Healthy, HIV+ & living in a
Jun 16, 1998
I was diagnosed HIV+ 1 year ago. Since then I have been
on a 3 drug treatment (AZT, 3TC, & Crixivan). The drugs have been miraculous and I haven't felt this good for a long time. I also have never had an AIDS related illness or condition. Yet I feel that I'm stuck in the middle, between HIV- people and HIV+ people who have been sick or are coping with sickness. I've joined groups in my area but I get the feeling that the people who are dealing with day to day illnesses are in some way resentful of me (Maybe I'm being paraniod?!) I've also told some friends who are HIV- and also feel shunned. Have you come across this experience from other HIV+ people? It seems that with the new medications coming out, its separating HIV+ people into different groups, those who have been living with HIV and its associated illnesses for a long time, and those who have just been diagosed, have gone on the new drugs and haven't been ill at all. What are your thoughts on this?
Response from Mr. Shernoff
You raise one of the most interesting and astute points in the current epidemic. Eric Rofes, a long time gay and HIV community activist has just written a book entitled Dry Bones Breath, in which he discusses his assessment (with which I totally agree) that the crisis period of the AIDS epidemic is and has been over for about the past few years. This has only been accelerated by the introduction and availability of Protease Inhibitor therapy. Rofes is not for a moment insisting that the epidemic is over or approaching being over. He is just positing that the gay men's communities have integrated the reality of the AIDS epidemic into our lives.
Yes, in my clinical practice I have seen other people who have felt similarly to you. There is a definite parallel between how people who have regained their health and are resuming their lives feel apart from people who are not benefitting from the new combination treatments, and how many HIV negative men before Walt Odets started to articulate that uninfected gay men had complex emotional needs that needed to be addressed.
People who are benefitting from the combination therapy definitely have different issues than individuals who are still acutely ill or who are simply not experiencing improved health. This is why some AIDS service organizations have begun special groups just for people who are doing well on combination therapy. These groups become places where people talk about regaining their hope for a long and almost normal life, and all the accompanying feelings. It is understandable that in an AIDS support group the people who are not doing well would not have the desire to listen to how well other people are doing. I have had patients who report feeling ashamed to talk about their feelings of despair in their AIDS groups since they are the only one or only ne of very few people in the group not doing well on the new drugs. These folks often report feeling like a failure. I have to remind them that they are not the failure, but it is the drugs that have failed them.

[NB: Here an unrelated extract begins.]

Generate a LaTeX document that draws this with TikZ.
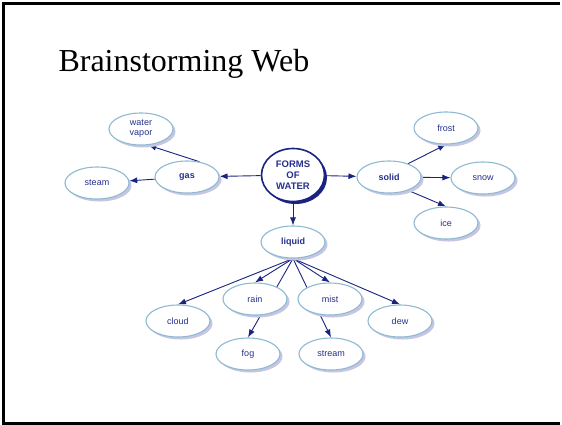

So just as HIV negative men have different psychological and emotional issues and needs that need to be addressed in a forum with other HIV negative men, groups need to be available for men who are not doing well on the new drugs and for those who are responding favorably. I do not see this as any sort of segregation, but just an acceptance of the reality that different people have different needs, all of which need a place to be comfortably talked about.